MATERIAL SUPPLIED:
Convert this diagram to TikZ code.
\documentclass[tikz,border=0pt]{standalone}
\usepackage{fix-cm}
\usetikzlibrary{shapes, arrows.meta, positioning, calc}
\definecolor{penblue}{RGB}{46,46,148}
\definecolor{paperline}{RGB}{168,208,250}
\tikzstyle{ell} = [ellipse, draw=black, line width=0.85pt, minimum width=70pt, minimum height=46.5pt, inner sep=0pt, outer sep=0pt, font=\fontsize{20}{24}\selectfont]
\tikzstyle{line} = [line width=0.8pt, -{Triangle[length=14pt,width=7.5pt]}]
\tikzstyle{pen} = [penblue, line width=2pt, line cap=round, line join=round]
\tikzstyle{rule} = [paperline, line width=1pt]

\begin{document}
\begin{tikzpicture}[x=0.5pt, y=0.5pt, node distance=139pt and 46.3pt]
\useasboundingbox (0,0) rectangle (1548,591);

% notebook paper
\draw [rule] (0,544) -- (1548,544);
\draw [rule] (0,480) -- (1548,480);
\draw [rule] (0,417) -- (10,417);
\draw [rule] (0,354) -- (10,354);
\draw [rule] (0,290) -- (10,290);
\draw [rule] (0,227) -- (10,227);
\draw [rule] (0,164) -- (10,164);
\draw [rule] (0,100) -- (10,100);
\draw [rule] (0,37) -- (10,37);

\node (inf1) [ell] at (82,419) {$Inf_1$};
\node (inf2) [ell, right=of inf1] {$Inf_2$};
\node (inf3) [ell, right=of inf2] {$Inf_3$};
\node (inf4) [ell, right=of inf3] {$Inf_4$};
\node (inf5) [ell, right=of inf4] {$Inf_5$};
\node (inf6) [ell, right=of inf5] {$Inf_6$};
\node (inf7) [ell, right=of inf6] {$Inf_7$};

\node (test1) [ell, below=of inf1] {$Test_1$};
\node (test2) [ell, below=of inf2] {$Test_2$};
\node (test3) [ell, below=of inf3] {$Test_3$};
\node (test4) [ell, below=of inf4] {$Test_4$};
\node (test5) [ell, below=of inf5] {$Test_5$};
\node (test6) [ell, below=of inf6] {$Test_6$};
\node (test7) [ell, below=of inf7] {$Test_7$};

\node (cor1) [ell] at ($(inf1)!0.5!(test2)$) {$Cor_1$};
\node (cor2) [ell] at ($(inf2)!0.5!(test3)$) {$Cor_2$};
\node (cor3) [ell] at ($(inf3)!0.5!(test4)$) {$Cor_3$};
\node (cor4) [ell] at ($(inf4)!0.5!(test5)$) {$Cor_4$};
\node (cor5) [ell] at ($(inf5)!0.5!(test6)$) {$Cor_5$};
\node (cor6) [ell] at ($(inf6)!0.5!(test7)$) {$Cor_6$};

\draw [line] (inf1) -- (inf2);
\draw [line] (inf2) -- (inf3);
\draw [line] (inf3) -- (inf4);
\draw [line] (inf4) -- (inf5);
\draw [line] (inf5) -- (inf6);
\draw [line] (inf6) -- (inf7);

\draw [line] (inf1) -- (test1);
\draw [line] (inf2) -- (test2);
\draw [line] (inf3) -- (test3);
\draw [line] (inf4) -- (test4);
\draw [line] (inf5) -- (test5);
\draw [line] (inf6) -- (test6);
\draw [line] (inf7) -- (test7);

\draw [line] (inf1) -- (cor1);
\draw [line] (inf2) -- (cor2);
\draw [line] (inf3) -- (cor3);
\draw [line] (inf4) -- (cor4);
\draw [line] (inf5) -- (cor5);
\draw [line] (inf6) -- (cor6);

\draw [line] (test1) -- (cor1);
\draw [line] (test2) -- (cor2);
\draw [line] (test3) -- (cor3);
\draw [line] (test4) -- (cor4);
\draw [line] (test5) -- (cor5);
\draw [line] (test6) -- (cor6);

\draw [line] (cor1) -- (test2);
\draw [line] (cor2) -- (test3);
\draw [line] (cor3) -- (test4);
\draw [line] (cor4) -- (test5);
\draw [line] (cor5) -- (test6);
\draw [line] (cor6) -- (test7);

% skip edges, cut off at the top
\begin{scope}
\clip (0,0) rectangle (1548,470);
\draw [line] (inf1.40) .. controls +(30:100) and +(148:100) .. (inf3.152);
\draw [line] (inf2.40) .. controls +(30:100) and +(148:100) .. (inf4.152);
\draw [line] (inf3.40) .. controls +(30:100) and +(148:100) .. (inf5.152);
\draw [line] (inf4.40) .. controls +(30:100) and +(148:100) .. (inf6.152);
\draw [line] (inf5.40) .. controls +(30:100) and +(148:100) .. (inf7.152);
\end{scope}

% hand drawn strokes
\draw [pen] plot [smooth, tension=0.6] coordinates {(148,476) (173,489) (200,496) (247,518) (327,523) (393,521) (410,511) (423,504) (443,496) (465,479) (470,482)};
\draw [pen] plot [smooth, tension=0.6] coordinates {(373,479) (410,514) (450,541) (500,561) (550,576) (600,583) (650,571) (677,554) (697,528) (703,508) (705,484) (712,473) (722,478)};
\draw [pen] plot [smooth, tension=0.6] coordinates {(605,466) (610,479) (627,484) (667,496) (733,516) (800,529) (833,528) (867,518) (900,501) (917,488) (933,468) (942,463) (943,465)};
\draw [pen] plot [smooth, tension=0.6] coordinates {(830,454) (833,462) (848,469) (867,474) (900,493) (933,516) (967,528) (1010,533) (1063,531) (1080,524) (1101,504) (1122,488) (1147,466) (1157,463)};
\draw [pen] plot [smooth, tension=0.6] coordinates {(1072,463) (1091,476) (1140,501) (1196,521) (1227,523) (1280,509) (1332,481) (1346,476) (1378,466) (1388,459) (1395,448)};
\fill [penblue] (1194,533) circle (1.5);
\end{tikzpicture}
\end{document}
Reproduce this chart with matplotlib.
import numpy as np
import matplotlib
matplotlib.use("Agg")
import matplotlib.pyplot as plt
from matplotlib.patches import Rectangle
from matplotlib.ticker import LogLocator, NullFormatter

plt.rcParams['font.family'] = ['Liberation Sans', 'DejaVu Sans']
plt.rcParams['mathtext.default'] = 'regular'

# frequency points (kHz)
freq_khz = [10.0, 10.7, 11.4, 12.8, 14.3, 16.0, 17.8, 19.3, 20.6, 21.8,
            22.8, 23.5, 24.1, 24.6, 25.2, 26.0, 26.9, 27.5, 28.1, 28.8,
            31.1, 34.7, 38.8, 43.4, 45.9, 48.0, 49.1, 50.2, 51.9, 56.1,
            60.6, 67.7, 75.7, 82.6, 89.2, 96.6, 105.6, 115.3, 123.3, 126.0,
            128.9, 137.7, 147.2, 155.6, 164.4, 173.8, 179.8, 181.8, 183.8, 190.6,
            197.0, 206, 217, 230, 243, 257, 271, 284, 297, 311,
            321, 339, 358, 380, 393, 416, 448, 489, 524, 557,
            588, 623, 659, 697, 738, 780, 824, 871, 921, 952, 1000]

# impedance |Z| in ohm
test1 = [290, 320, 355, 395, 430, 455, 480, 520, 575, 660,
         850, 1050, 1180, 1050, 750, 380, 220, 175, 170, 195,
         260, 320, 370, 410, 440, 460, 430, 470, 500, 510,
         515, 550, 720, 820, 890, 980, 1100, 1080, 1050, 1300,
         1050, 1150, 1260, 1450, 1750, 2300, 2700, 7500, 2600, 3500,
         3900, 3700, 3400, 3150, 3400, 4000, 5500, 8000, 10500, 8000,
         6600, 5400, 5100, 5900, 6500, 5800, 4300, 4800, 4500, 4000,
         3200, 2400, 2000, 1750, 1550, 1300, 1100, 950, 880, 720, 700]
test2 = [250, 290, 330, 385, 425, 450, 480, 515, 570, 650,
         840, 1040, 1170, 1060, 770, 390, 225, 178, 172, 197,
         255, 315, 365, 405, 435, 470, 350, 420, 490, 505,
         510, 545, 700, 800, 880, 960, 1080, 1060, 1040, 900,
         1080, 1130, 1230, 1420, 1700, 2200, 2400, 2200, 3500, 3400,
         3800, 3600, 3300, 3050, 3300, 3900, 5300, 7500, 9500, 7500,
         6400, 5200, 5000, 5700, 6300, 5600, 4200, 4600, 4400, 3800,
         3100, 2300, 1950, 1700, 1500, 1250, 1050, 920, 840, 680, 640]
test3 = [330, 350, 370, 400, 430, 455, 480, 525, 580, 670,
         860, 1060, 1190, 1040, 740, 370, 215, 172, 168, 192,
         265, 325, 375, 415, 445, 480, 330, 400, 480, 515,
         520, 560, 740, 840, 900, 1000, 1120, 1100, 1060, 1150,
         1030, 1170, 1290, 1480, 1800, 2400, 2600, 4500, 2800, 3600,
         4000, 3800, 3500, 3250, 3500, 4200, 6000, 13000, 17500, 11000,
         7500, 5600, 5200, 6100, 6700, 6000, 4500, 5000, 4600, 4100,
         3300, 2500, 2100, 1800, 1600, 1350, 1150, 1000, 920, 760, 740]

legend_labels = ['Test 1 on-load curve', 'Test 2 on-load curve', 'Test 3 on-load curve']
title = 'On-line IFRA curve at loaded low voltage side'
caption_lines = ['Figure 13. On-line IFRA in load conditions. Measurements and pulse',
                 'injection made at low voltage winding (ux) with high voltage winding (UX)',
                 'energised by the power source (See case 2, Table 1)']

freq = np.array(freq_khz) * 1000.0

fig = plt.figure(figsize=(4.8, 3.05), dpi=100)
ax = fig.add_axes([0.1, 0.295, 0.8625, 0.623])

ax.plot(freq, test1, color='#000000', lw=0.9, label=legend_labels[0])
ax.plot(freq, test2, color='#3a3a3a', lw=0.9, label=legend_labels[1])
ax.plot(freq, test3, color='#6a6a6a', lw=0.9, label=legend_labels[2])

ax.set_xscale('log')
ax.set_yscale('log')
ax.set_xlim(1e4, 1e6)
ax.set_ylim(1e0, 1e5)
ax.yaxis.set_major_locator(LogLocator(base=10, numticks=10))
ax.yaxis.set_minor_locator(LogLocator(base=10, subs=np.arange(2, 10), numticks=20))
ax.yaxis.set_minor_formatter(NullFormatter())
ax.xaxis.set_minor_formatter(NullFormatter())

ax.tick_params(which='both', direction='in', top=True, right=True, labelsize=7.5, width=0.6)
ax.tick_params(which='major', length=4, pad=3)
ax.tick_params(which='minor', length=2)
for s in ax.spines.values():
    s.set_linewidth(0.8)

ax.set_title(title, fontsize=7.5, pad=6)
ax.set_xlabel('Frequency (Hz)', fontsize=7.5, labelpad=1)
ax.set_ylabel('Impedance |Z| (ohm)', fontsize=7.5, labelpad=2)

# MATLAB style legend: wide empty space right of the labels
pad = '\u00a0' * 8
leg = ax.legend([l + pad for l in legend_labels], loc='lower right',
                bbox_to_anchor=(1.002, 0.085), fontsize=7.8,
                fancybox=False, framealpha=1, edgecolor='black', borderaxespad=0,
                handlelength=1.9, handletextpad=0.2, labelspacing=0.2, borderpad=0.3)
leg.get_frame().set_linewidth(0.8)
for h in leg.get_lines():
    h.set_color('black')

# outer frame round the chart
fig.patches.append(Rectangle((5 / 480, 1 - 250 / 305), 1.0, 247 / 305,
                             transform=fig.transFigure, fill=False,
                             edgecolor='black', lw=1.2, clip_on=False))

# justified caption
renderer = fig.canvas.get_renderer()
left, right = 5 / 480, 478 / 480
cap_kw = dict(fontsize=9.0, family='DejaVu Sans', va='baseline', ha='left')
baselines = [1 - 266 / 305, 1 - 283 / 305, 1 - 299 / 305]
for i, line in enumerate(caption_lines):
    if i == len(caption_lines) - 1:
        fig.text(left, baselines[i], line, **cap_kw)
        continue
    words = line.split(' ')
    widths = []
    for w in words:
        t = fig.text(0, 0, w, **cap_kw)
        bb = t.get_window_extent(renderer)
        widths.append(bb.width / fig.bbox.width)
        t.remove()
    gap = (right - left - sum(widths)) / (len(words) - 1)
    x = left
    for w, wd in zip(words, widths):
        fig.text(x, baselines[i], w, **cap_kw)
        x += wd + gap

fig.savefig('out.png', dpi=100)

WORK TO DO: In the material above, show every line where the word "with" turns up.

ANSWER:
Reproduce this chart with matplotlib.
                 'injection made at low voltage winding (ux) with high voltage winding (UX)',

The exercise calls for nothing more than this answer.